▶ **Work to complete**
The listing below must be repeated word for word, with its images excluded.

▶ **Dataset excerpt**
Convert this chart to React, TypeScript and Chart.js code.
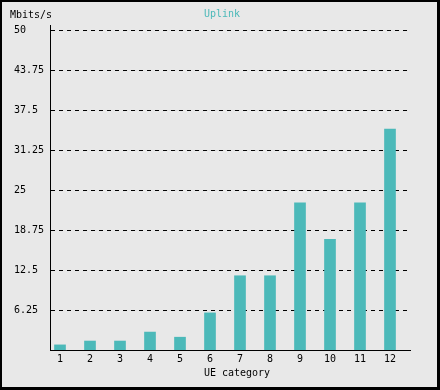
import React, { useEffect, useRef } from 'react';
import { Chart, registerables } from 'chart.js';

Chart.register(...registerables);

const categories = [1, 2, 3, 4, 5, 6, 7, 8, 9, 10, 11, 12];
const uplinkValues = [0.8, 1.4, 1.4, 2.8, 2.0, 5.8, 11.6, 11.6, 23, 17.3, 23, 34.5];
const yTickValues = [6.25, 12.5, 18.75, 25, 31.25, 37.5, 43.75, 50];
const yTickLabels = ['6.25', '12.5', '18.75', '25', '31.25', '37.5', '43.75', '50'];
const titleText = 'Uplink';
const yUnitText = 'Mbits/s';
const xTitleText = 'UE category';

const FONT = '"DejaVu Sans Mono", monospace';
const TEAL = '#4cb9b9';

const framePlugin = {
  id: 'framePlugin',
  beforeDraw(chart: any) {
    const ctx = chart.ctx;
    ctx.save();
    ctx.fillStyle = '#000000';
    ctx.fillRect(0, 0, chart.width, chart.height);
    ctx.fillStyle = '#e8e8e8';
    ctx.fillRect(2, 2, chart.width - 5, chart.height - 5);
    ctx.restore();
  },
  afterDraw(chart: any) {
    const ctx = chart.ctx;
    const area = chart.chartArea;
    ctx.save();
    // small extension of the y axis above the top gridline
    ctx.strokeStyle = '#000000';
    ctx.lineWidth = 1;
    ctx.beginPath();
    ctx.moveTo(area.left + 0.5, area.top - 5);
    ctx.lineTo(area.left + 0.5, area.top);
    ctx.moveTo(area.right, area.bottom + 0.5);
    ctx.lineTo(area.right + 1, area.bottom + 0.5);
    ctx.stroke();
    ctx.font = `10px ${FONT}`;
    ctx.textBaseline = 'middle';
    ctx.fillStyle = '#000000';
    ctx.textAlign = 'left';
    ctx.fillText(yUnitText, 10, 15);
    ctx.fillStyle = TEAL;
    ctx.textAlign = 'center';
    ctx.fillText(titleText, 222, 14.5);
    ctx.fillStyle = '#000000';
    ctx.fillText(xTitleText, (area.left + area.right) / 2 + 7, 373);
    ctx.restore();
  },
};

export default function App() {
  const canvasRef = useRef<HTMLCanvasElement | null>(null);

  useEffect(() => {
    document.body.style.margin = '0';
    const canvas = canvasRef.current;
    if (!canvas) return;
    const chart = new Chart(canvas, {
      type: 'bar',
      data: {
        datasets: [
          {
            label: titleText,
            data: categories.map((c, i) => ({ x: c, y: uplinkValues[i] })),
            backgroundColor: TEAL,
            borderWidth: 0,
            barThickness: 11,
          },
        ],
      },
      options: {
        responsive: false,
        animation: false,
        devicePixelRatio: 1,
        layout: { padding: { left: 14, top: 30, right: 30, bottom: 0 } },
        plugins: {
          legend: { display: false },
          tooltip: { enabled: false },
          title: { display: false },
        },
        scales: {
          x: {
            type: 'linear',
            min: categories[0] - 1 / 3,
            max: categories[categories.length - 1] + 2 / 3,
            offset: false,
            afterBuildTicks: (scale: any) => {
              scale.ticks = categories.map((v) => ({ value: v }));
            },
            grid: { display: false, drawTicks: false },
            border: { display: true, color: '#000000', width: 1 },
            ticks: {
              color: '#000000',
              font: { family: FONT, size: 10 },
              padding: 3,
              maxRotation: 0,
              autoSkip: false,
              callback: (value: any) => String(value),
            },
            afterFit: (scale: any) => {
              scale.height = 40;
            },
          },
          y: {
            type: 'linear',
            min: 0,
            max: 50,
            afterBuildTicks: (scale: any) => {
              scale.ticks = yTickValues.map((v) => ({ value: v }));
            },
            grid: {
              display: true,
              drawTicks: false,
              color: '#000000',
              lineWidth: 1,
            },
            border: { display: true, color: '#000000', width: 1, dash: [4, 4] },
            ticks: {
              color: '#000000',
              font: { family: FONT, size: 10 },
              crossAlign: 'far',
              padding: 0,
              callback: (value: any) => {
                const i = yTickValues.indexOf(Number(value));
                return i >= 0 ? yTickLabels[i] : '';
              },
            },
            afterFit: (scale: any) => {
              scale.width = 36;
            },
          },
        },
      },
      plugins: [framePlugin],
    });
    return () => chart.destroy();
  }, []);

  return (
    <div style={{ position: 'absolute', left: 0, top: 0, width: 440, height: 390 }}>
      <canvas ref={canvasRef} width={440} height={390} />
    </div>
  );
}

▶ **In response**
Convert this chart to React, TypeScript and Chart.js code.
import React, { useEffect, useRef } from 'react';
import { Chart, registerables } from 'chart.js';

Chart.register(...registerables);

const categories = [1, 2, 3, 4, 5, 6, 7, 8, 9, 10, 11, 12];
const uplinkValues = [0.8, 1.4, 1.4, 2.8, 2.0, 5.8, 11.6, 11.6, 23, 17.3, 23, 34.5];
const yTickValues = [6.25, 12.5, 18.75, 25, 31.25, 37.5, 43.75, 50];
const yTickLabels = ['6.25', '12.5', '18.75', '25', '31.25', '37.5', '43.75', '50'];
const titleText = 'Uplink';
const yUnitText = 'Mbits/s';
const xTitleText = 'UE category';

const FONT = '"DejaVu Sans Mono", monospace';
const TEAL = '#4cb9b9';

const framePlugin = {
  id: 'framePlugin',
  beforeDraw(chart: any) {
    const ctx = chart.ctx;
    ctx.save();
    ctx.fillStyle = '#000000';
    ctx.fillRect(0, 0, chart.width, chart.height);
    ctx.fillStyle = '#e8e8e8';
    ctx.fillRect(2, 2, chart.width - 5, chart.height - 5);
    ctx.restore();
  },
  afterDraw(chart: any) {
    const ctx = chart.ctx;
    const area = chart.chartArea;
    ctx.save();
    // small extension of the y axis above the top gridline
    ctx.strokeStyle = '#000000';
    ctx.lineWidth = 1;
    ctx.beginPath();
    ctx.moveTo(area.left + 0.5, area.top - 5);
    ctx.lineTo(area.left + 0.5, area.top);
    ctx.moveTo(area.right, area.bottom + 0.5);
    ctx.lineTo(area.right + 1, area.bottom + 0.5);
    ctx.stroke();
    ctx.font = `10px ${FONT}`;
    ctx.textBaseline = 'middle';
    ctx.fillStyle = '#000000';
    ctx.textAlign = 'left';
    ctx.fillText(yUnitText, 10, 15);
    ctx.fillStyle = TEAL;
    ctx.textAlign = 'center';
    ctx.fillText(titleText, 222, 14.5);
    ctx.fillStyle = '#000000';
    ctx.fillText(xTitleText, (area.left + area.right) / 2 + 7, 373);
    ctx.restore();
  },
};

export default function App() {
  const canvasRef = useRef<HTMLCanvasElement | null>(null);

  useEffect(() => {
    document.body.style.margin = '0';
    const canvas = canvasRef.current;
    if (!canvas) return;
    const chart = new Chart(canvas, {
      type: 'bar',
      data: {
        datasets: [
          {
            label: titleText,
            data: categories.map((c, i) => ({ x: c, y: uplinkValues[i] })),
            backgroundColor: TEAL,
            borderWidth: 0,
            barThickness: 11,
          },
        ],
      },
      options: {
        responsive: false,
        animation: false,
        devicePixelRatio: 1,
        layout: { padding: { left: 14, top: 30, right: 30, bottom: 0 } },
        plugins: {
          legend: { display: false },
          tooltip: { enabled: false },
          title: { display: false },
        },
        scales: {
          x: {
            type: 'linear',
            min: categories[0] - 1 / 3,
            max: categories[categories.length - 1] + 2 / 3,
            offset: false,
            afterBuildTicks: (scale: any) => {
              scale.ticks = categories.map((v) => ({ value: v }));
            },
            grid: { display: false, drawTicks: false },
            border: { display: true, color: '#000000', width: 1 },
            ticks: {
              color: '#000000',
              font: { family: FONT, size: 10 },
              padding: 3,
              maxRotation: 0,
              autoSkip: false,
              callback: (value: any) => String(value),
            },
            afterFit: (scale: any) => {
              scale.height = 40;
            },
          },
          y: {
            type: 'linear',
            min: 0,
            max: 50,
            afterBuildTicks: (scale: any) => {
              scale.ticks = yTickValues.map((v) => ({ value: v }));
            },
            grid: {
              display: true,
              drawTicks: false,
              color: '#000000',
              lineWidth: 1,
            },
            border: { display: true, color: '#000000', width: 1, dash: [4, 4] },
            ticks: {
              color: '#000000',
              font: { family: FONT, size: 10 },
              crossAlign: 'far',
              padding: 0,
              callback: (value: any) => {
                const i = yTickValues.indexOf(Number(value));
                return i >= 0 ? yTickLabels[i] : '';
              },
            },
            afterFit: (scale: any) => {
              scale.width = 36;
            },
          },
        },
      },
      plugins: [framePlugin],
    });
    return () => chart.destroy();
  }, []);

  return (
    <div style={{ position: 'absolute', left: 0, top: 0, width: 440, height: 390 }}>
      <canvas ref={canvasRef} width={440} height={390} />
    </div>
  );
}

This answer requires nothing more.